Елена обернулась, выразительно посмотрела на бутылку и продолжила мытье посуды. Данилов убрал водку обратно и сел за стол.
– Очень вкусно! – сказал он Елене, вытиравшей руки.
– Я рада, что тебе понравилось.
Елена заварила кипятком пакетик чая и села напротив Данилова.
– Как ты считаешь, – начала она, – вежливо ли обрывать разговор, тем более деловой?
– У меня разрядился аккумулятор.
– Данилов, твои шуточки, вернее, выходки хорошо мне известны. Но не кажется ли тебе, что человек, желающий сделать для тебя нечто полезное, не заслуживает подобного обращения?
– Каатся! – с набитым ртом промычал Данилов.
– И почему ты так сразу и наотрез отказался от моего предложения? Там же, помимо удобного графика и удобного расположения, платят довольно неплохо. У преподавателей куча всяких надбавок…
– Я знаю, – подтвердил Данилов. – Мне мама рассказывала.
– Тогда почему ты так отреагировал?
– Да нормально я отреагировал, Лен! – Данилов начал терять терпение. – Ты предложила, я отказался. Замяли, проехали, забыли!

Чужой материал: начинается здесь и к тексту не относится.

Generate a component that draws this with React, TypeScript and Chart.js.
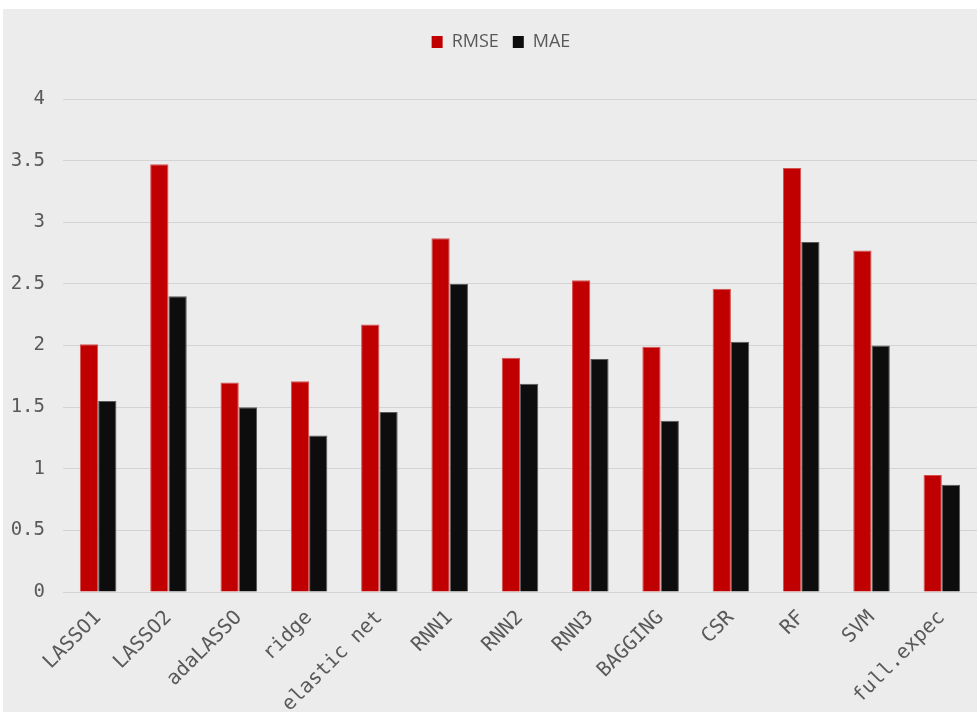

– Но почему? – упорствовала Елена. – И почему ты был столь резок?
– Да не был я резок! – поняв, что доесть спокойно ему не дадут, Данилов отодвинул от себя тарелку и положил перед собой на стол сцепленные в замок руки. – Просто я не люблю, когда меня пытаются уговорить или заставить. Сказал нет – значит нет! А уж заводить разговор про то, что доктору не пристало санитарить в морге, это не бестактно, это подло!
Слово вырвалось случайно, Данилов хотел сказать «пошло».

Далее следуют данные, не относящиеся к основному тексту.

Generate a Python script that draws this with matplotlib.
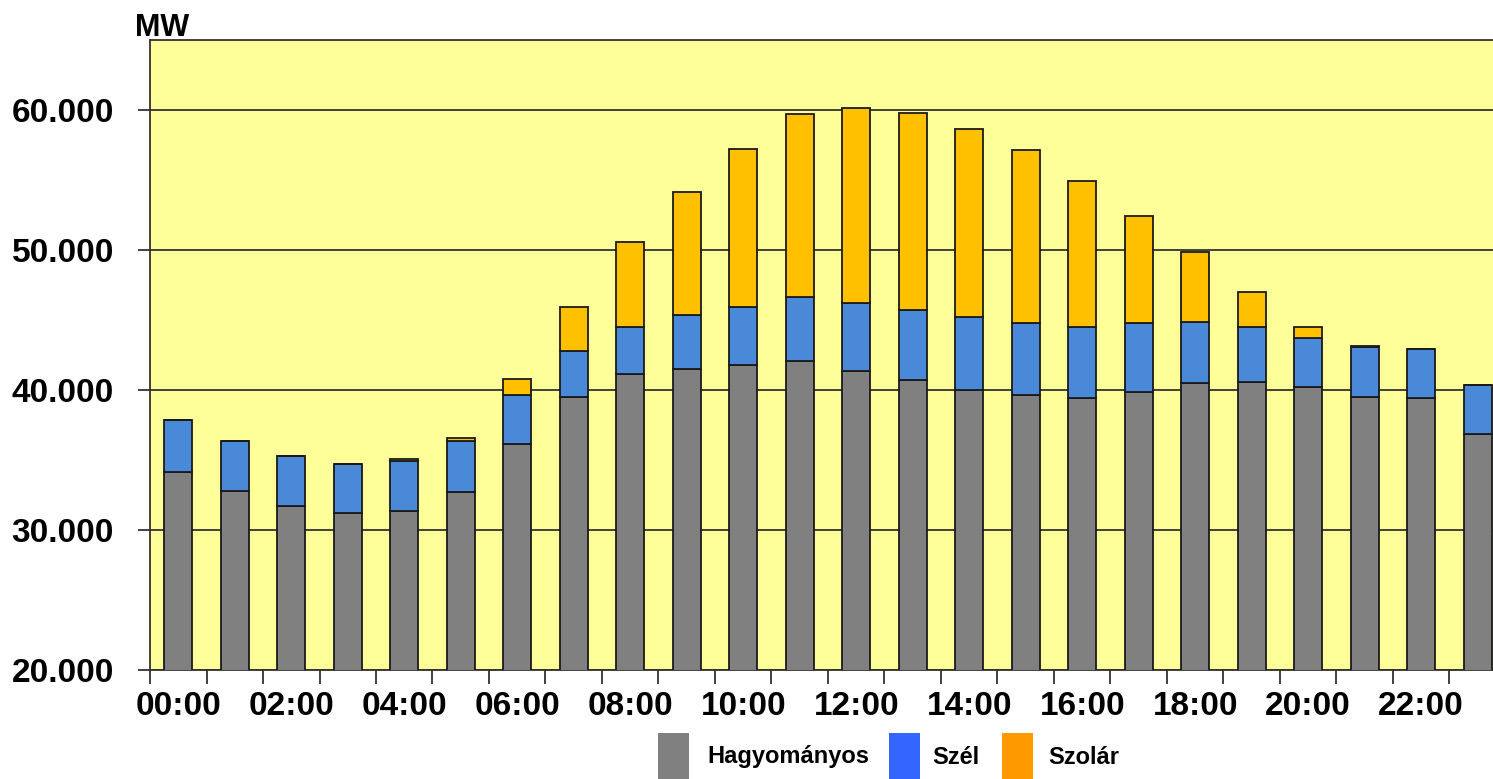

– Прости! – с неимоверным сарказмом сказала Елена, вставая из-за стола.
Она ушла, оставив нетронутой свою чашку с чаем. Данилов услышал, как хлопнула дверь спальни, придвинул к себе тарелку и продолжил ужин, запивая его чаем жены: не пропадать же добру.

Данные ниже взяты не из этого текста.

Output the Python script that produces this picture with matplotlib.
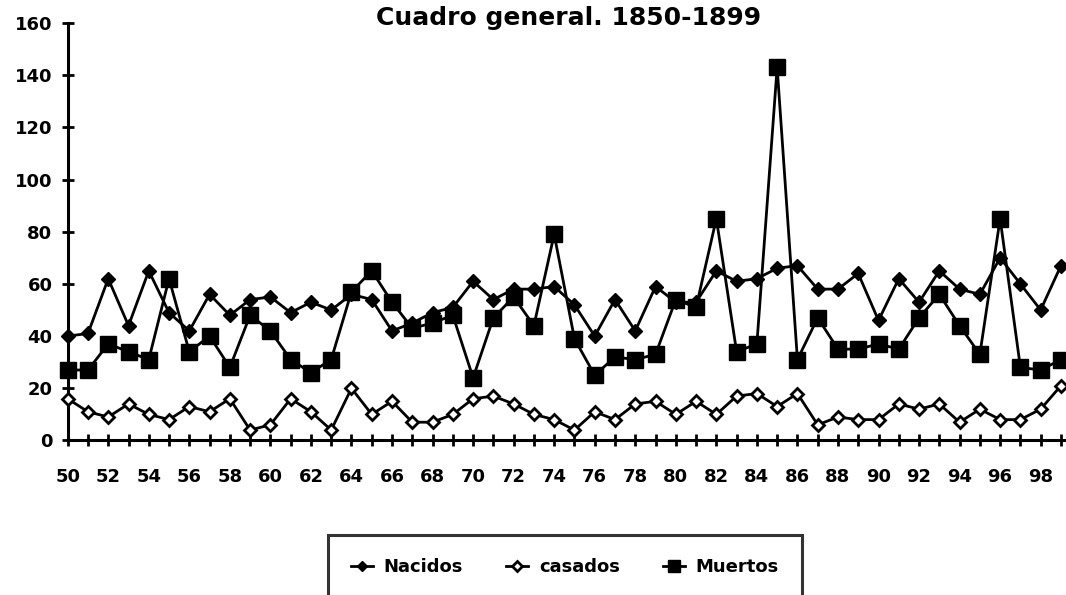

Когда тарелка опустела, Данилов вымыл посуду, снял с крючка джезву и стал варить себе кофе.
– Добрый вечер, – Никита пришел выпить воды.
– Добрый-добрый, – ответил Данилов. – Как дела?
– Не очень, – признался Никита и, понизив голос, добавил: – Мать как с цепи сорвалась сегодня…
– Не думаю, что это выражение следует применять к близким людям, – заметил Данилов, не отводя глаз от джезвы, чтобы не упустить тот момент, когда пена начнет подниматься. – Можно сказать – «нервничает» или «немного не в себе», нет, лучше все же «нервничает».
– Нервничает она по-другому, – возразил Никита, наливая в стакан воду из фильтра-кувшина. – А сегодня именно то, что я сказал. Даже подзатыльник мне дала…
– Да ну! – не поверил Данилов. – За что?
– Сел за стол с немытыми руками.
– Ее можно понять и простить, – Данилов снял джезву с плиты и перелил кофе в чашку. – Будем считать случившееся единичным случаем.
– Вы плиту не выключили.
– Спасибо. Тебе не надо помочь с уроками?